Just like the boom in organic food, awareness of uncontaminated textiles is taking off at a grassroots level, with parents seeking organic cotton baby clothes, towels and bedding for their newborns. If we could absorb chemical residues through our gnarly adult hides, the thinking goes, how much more at risk is the superfine skin of tiny babies and their delicate systems?
It was this concern — as well as environmental impact — that prompted children’s wear designer Annette O’Donnell to launch her range of Gaia Organic Cotton baby wear in 2000. It’s now sold throughout Australia.
“I realised that the very fabric I was using was having a detrimental effect on our environment,” O’Donnell says. “I’d always thought of cotton as pure, but as I learnt it was a chemically intensive growing process, I felt the need to re-look my design direction.”
Russell Lamb and Tim Ower had a similar epiphany about the sheets and towels side of things, which they used to import in large volumes from China.
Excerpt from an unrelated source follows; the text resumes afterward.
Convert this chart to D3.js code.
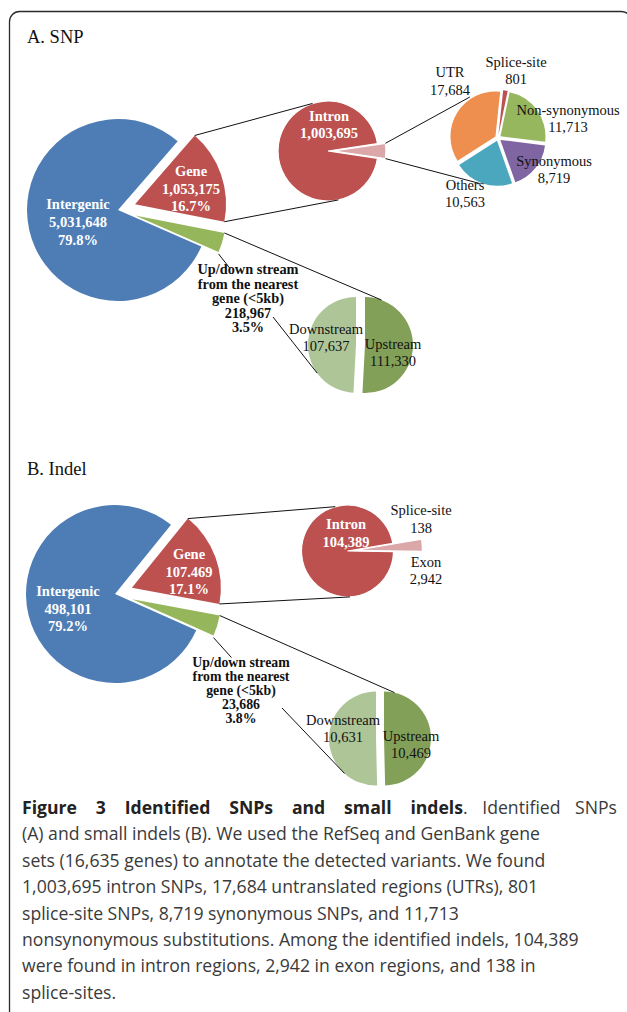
<!DOCTYPE html>
<html><head><meta charset="utf-8">
<script src="https://cdn.jsdelivr.net/npm/d3@7"></script>
<style>html,body{margin:0;padding:0;background:#fff;} svg{display:block}</style>
</head><body>
<svg id="c" width="627" height="1012"></svg>
<script>
// ---------------- DATA ----------------
// A. SNP
const snpTopCats = ["Gene", "Up/down stream", "Intergenic"];
const snpTopValues = [1053175, 218967, 5031648];
const snpTopLabels = [["Gene", "1,053,175", "16.7%"], ["Up/down stream", "from the nearest", "gene (<5kb)", "218,967", "3.5%"], ["Intergenic", "5,031,648", "79.8%"]];
const snpGeneCats = ["Exonic", "Intron"];
const snpGeneValues = [49480, 1003695];
const snpIntronLabel = ["Intron", "1,003,695"];
const snpExonCats = ["Splice-site", "Non-synonymous", "Synonymous", "Others", "UTR"];
const snpExonValues = [801, 11713, 8719, 10563, 17684];
const snpExonLabels = [["Splice-site", "801"], ["Non-synonymous", "11,713"], ["Synonymous", "8,719"], ["Others", "10,563"], ["UTR", "17,684"]];
const snpStreamCats = ["Upstream", "Downstream"];
const snpStreamValues = [111330, 107637];
const snpStreamLabels = [["Upstream", "111,330"], ["Downstream", "107,637"]];
// B. Indel
const indelTopCats = ["Gene", "Up/down stream", "Intergenic"];
const indelTopValues = [107469, 23686, 498101];
const indelTopLabels = [["Gene", "107.469", "17.1%"], ["Up/down stream", "from the nearest", "gene (<5kb)", "23,686", "3.8%"], ["Intergenic", "498,101", "79.2%"]];
const indelGeneCats = ["Exonic", "Intron"];
const indelGeneValues = [3080, 104389];
const indelIntronLabel = ["Intron", "104,389"];
const indelExonCats = ["Splice-site", "Exon"];
const indelExonValues = [138, 2942];
const indelExonLabels = [["Splice-site", "138"], ["Exon", "2,942"]];
const indelStreamCats = ["Upstream", "Downstream"];
const indelStreamValues = [10469, 10631];
const indelStreamLabels = [["Upstream", "10,469"], ["Downstream", "10,631"]];

const captionBold = "Figure 3 Identified SNPs and small indels";
const captionLines = [
  ". Identified SNPs",
  "(A) and small indels (B). We used the RefSeq and GenBank gene",
  "sets (16,635 genes) to annotate the detected variants. We found",
  "1,003,695 intron SNPs, 17,684 untranslated regions (UTRs), 801",
  "splice-site SNPs, 8,719 synonymous SNPs, and 11,713",
  "nonsynonymous substitutions. Among the identified indels, 104,389",
  "were found in intron regions, 2,942 in exon regions, and 138 in",
  "splice-sites."
];

// ---------------- STYLE ----------------
const topColor = d3.scaleOrdinal().domain(["Gene", "Up/down stream", "Intergenic"]).range(["#BC5150", "#96B65B", "#4E7DB6"]);
const geneColor = d3.scaleOrdinal().domain(["Exonic", "Intron"]).range(["#DBA7A8", "#BC5150"]);
const exonColor = d3.scaleOrdinal().domain(["Splice-site", "Non-synonymous", "Synonymous", "Others", "UTR"]).range(["#BC5150", "#97B75E", "#7F65A1", "#4AA7BD", "#EF8F4F"]);
const streamColor = d3.scaleOrdinal().domain(["Upstream", "Downstream"]).range(["#83A059", "#AEC598"]);

const svg = d3.select("#c");
const rad = Math.PI / 180;
const serif = "'Liberation Serif','Times New Roman',serif";

function pt(c, r, aDeg) { const a = aDeg * rad; return [c[0] + r * Math.sin(a), c[1] - r * Math.cos(a)]; }

function drawPie(values, cats, color, o) {
  const s = o.start * rad;
  const pie = d3.pie().sort(null).value(d => d).startAngle(s).endAngle(s + 2 * Math.PI);
  const arcs = pie(values);
  arcs.forEach((a, i) => {
    const ex = (o.explode && o.explode[i]) || 0;
    const mid = (a.startAngle + a.endAngle) / 2;
    a.cx = o.center[0] + ex * Math.sin(mid);
    a.cy = o.center[1] - ex * Math.cos(mid);
    a.r = (o.radii && o.radii[i]) || o.r;
    a.cat = cats[i];
  });
  svg.append("g").selectAll("path").data(arcs).join("path")
    .attr("transform", d => `translate(${d.cx},${d.cy})`)
    .attr("d", d => d3.arc().innerRadius(0).outerRadius(d.r)(d))
    .attr("fill", d => color(d.cat))
    .attr("stroke", o.stroke || "none")
    .attr("stroke-width", o.sw || 0);
  return arcs;
}
function arcEnd(a, which) {
  const ang = which === "start" ? a.startAngle : a.endAngle;
  return [a.cx + a.r * Math.sin(ang), a.cy - a.r * Math.cos(ang)];
}
function slicePoint(a, angDeg, r) { return pt([a.cx, a.cy], r == null ? a.r : r, angDeg); }

function label(lines, x, y0, dy, o) {
  const t = svg.append("text")
    .attr("font-family", serif)
    .attr("font-size", o.size || 14.5)
    .attr("font-weight", o.bold ? "bold" : "normal")
    .attr("fill", o.fill || "#111")
    .attr("text-anchor", "middle");
  lines.forEach((l, i) => t.append("tspan").attr("x", x).attr("y", y0 + i * dy).text(l));
}
function line(p, q) {
  svg.append("path").attr("d", d3.line()([p, q])).attr("stroke", "#111").attr("stroke-width", 1).attr("fill", "none");
}

// ---------------- FRAME ----------------
svg.append("rect").attr("x", 9.5).attr("y", 11.5).attr("width", 622).attr("height", 1100)
  .attr("rx", 10).attr("fill", "none").attr("stroke", "#2a2a2a").attr("stroke-width", 1.3);

svg.append("text").attr("x", 27).attr("y", 43).attr("font-family", serif).attr("font-size", 18.5).attr("fill", "#111").text("A. SNP");
svg.append("text").attr("x", 27).attr("y", 475).attr("font-family", serif).attr("font-size", 18.5).attr("fill", "#111").text("B. Indel");

// ---------------- A. SNP ----------------
{
  const top = drawPie(snpTopValues, snpTopCats, topColor, { center: [118, 210], r: 91, start: 41, explode: [18, 18, 0] });
  const gene = drawPie(snpGeneValues, snpGeneCats, geneColor, { center: [328, 151], r: 50, radii: [52, 50], start: 81.5, explode: [6, 0], stroke: "#fff", sw: 1.2 });
  const exon = drawPie(snpExonValues, snpExonCats, exonColor, { center: [498, 138], r: 45, start: 6, explode: [3, 3, 3, 3, 3] });
  const stream = drawPie(snpStreamValues, snpStreamCats, streamColor, { center: [360.5, 345], r: 48, start: 0, explode: [4.5, 4.5] });

  line(arcEnd(top[0], "start"), slicePoint(gene[1], -18));
  line(arcEnd(top[0], "end"), slicePoint(gene[1], 168));
  line(arcEnd(gene[0], "start"), slicePoint(exon[4], -33, 47));
  line(arcEnd(gene[0], "end"), slicePoint(exon[3], 202, 46));
  line(arcEnd(top[1], "start"), slicePoint(stream[0], 20));
  const ge = arcEnd(top[1], "end");
  line([ge[0], ge[1] + 2], [ge[0] + 11, ge[1] + 16]);
  line([273, 317], slicePoint(stream[1], 234));

  label(snpTopLabels[0], 191, 176, 17.5, { bold: true, fill: "#fff" });
  label(snpTopLabels[2], 78, 209, 18, { bold: true, fill: "#fff" });
  label(snpTopLabels[1], 248, 274, 14.5, { bold: true, size: 14.3 });
  label(snpIntronLabel, 329, 121, 17, { bold: true, fill: "#fff" });
  label(snpExonLabels[0], 516, 67, 17, {});
  label(snpExonLabels[1], 568, 115, 17, {});
  label(snpExonLabels[2], 554, 166, 16.5, {});
  label(snpExonLabels[3], 465, 190, 17, {});
  label(snpExonLabels[4], 450, 77, 18, {});
  label(snpStreamLabels[1], 326, 334, 17, {});
  label(snpStreamLabels[0], 393, 349, 17, {});
}

// ---------------- B. Indel ----------------
{
  const top = drawPie(indelTopValues, indelTopCats, topColor, { center: [115, 594], r: 89, start: 39, explode: [18, 18, 0] });
  const gene = drawPie(indelGeneValues, indelGeneCats, geneColor, { center: [347.5, 551], r: 46, radii: [68, 46], start: 80.5, explode: [7, 0], stroke: "#fff", sw: 1.2 });
  const stream = drawPie(indelStreamValues, indelStreamCats, streamColor, { center: [380, 738.5], r: 47, start: 0, explode: [4, 4] });

  line(arcEnd(top[0], "start"), slicePoint(gene[1], -15.5));
  line(arcEnd(top[0], "end"), slicePoint(gene[1], 177));
  line(arcEnd(top[1], "start"), slicePoint(stream[0], 13));
  const ge = arcEnd(top[1], "end");
  line([ge[0], ge[1] + 2], [ge[0] + 18, ge[1] + 22]);
  line([282, 708], slicePoint(stream[1], 222));

  label(indelTopLabels[0], 189, 559, 17.5, { bold: true, fill: "#fff" });
  label(indelTopLabels[2], 68, 596, 17.5, { bold: true, fill: "#fff" });
  label(indelTopLabels[1], 241, 667, 14, { bold: true, size: 13.8 });
  label(indelIntronLabel, 346, 529, 18, { bold: true, fill: "#fff" });
  label(indelExonLabels[0], 421, 515, 18, {});
  label(indelExonLabels[1], 426, 567, 16.5, {});
  label(indelStreamLabels[1], 343, 725, 17, {});
  label(indelStreamLabels[0], 411, 741, 17, {});
}

// ---------------- CAPTION ----------------
{
  const sans = "'Open Sans','Noto Sans',sans-serif";
  const x0 = 22, base0 = 814, step = 26.4;
  const probe = svg.append("text").attr("font-family", sans).attr("font-size", 20).text(captionLines[1]);
  const w = probe.node().getComputedTextLength();
  probe.remove();
  const fs = 20 * (540 - x0) / w;
  // bold lead-in, spread to reach ~x=463
  const tb = svg.append("text").attr("x", x0).attr("y", base0).attr("font-family", sans)
    .attr("font-size", fs).attr("font-weight", "bold").attr("fill", "#222").text(captionBold);
  const nb = tb.node().getComputedTextLength();
  const sb = captionBold.split(" ").length - 1;
  tb.attr("word-spacing", Math.max(0, (463 - x0 - nb) / sb));
  const xr = x0 + tb.node().getComputedTextLength();
  const tr = svg.append("text").attr("x", xr).attr("y", base0).attr("font-family", sans)
    .attr("font-size", fs).attr("fill", "#3a3a3a").text(captionLines[0]);
  const nr = tr.node().getComputedTextLength();
  tr.attr("word-spacing", Math.max(0, (617 - xr - nr) / 2));
  captionLines.slice(1).forEach((l, i) => {
    svg.append("text").attr("x", x0).attr("y", base0 + (i + 1) * step)
      .attr("font-family", sans).attr("font-size", fs).attr("fill", "#3a3a3a").text(l);
  });
}
</script>
</body></html>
They founded Eco Down Under, a gorgeous range of naturally produced and organic cotton items, sold at Holy Sheet and many other outlets, including their own store in Rozelle.
So that’s the baby and the bathroom sorted out, what about the rest of your organic cotton needs — like actual clothing? Well, this is where it gets tricky. Most of it is pretty yuk. Because Prada, Country Road et al just don’t do organic gear.
In fact, the only prominent designer I have ever known to speak out on the topic is that well-known political animal Katharine Hamnett.
“I thought we were just silly fashion designers not doing any harm, making silly clothes,” she says. “How wrong I was. I did some research into the environmental impact and it made for horrific reading.
“The [fashion] industry does not give a damn, yet research shows that consumers would prefer organic textiles if sold at the same price — and this is possible now. But no one buys sustainably produced clothes because they are worthy. They have to be desirable in their own right.
“That whole granola look has done the whole organic cotton movement a great disservice,” she says. “It’s so unnattractive, it’s foul.”
She’s right. Just as organic food has to be a more pleasant experience to eat than the processed variety, or no one would be willing to pay the premium price, organic clothes will need to be just as stylish as the conventional processed variety, or we won’t buy them.
If you hunt around on the internet, you will find some basic sportswear and underwear lines that are acceptable — greenculture.com for example, which brings them in from the US — but that’s about it. Sorry, I wish I had better news.
So what can we do? If we want change on this issue we have to get active.
First up, support the firms that are producing organic cotton items now because if small organic clothing companies start to do well, and there’s money to be made, the big guys will want a piece of it.
In just this way, the world’s biggest food corporations are now all creating their own organic brands; so the organic pasta sauce you buy, in its ethical looking packaging, may well be owned by Heinz.
I admit it will be hard, at this stage, to find much to buy beyond T-shirts, so write to your favourite designers and shops to tell them you are concerned about cotton farming practices, and would like them to offer an organic alternative — or you might be forced to shop elsewhere.
Wherever you do buy clothes, ask the shop assistants if they have an organic range. They will probably look at you blankly at first, but if enough people do it, word will filter up to buyers and management.
Best of all, explore the possibilities of hemp clothing, which is the real answer to the whole problem. But that, as they say, is another story.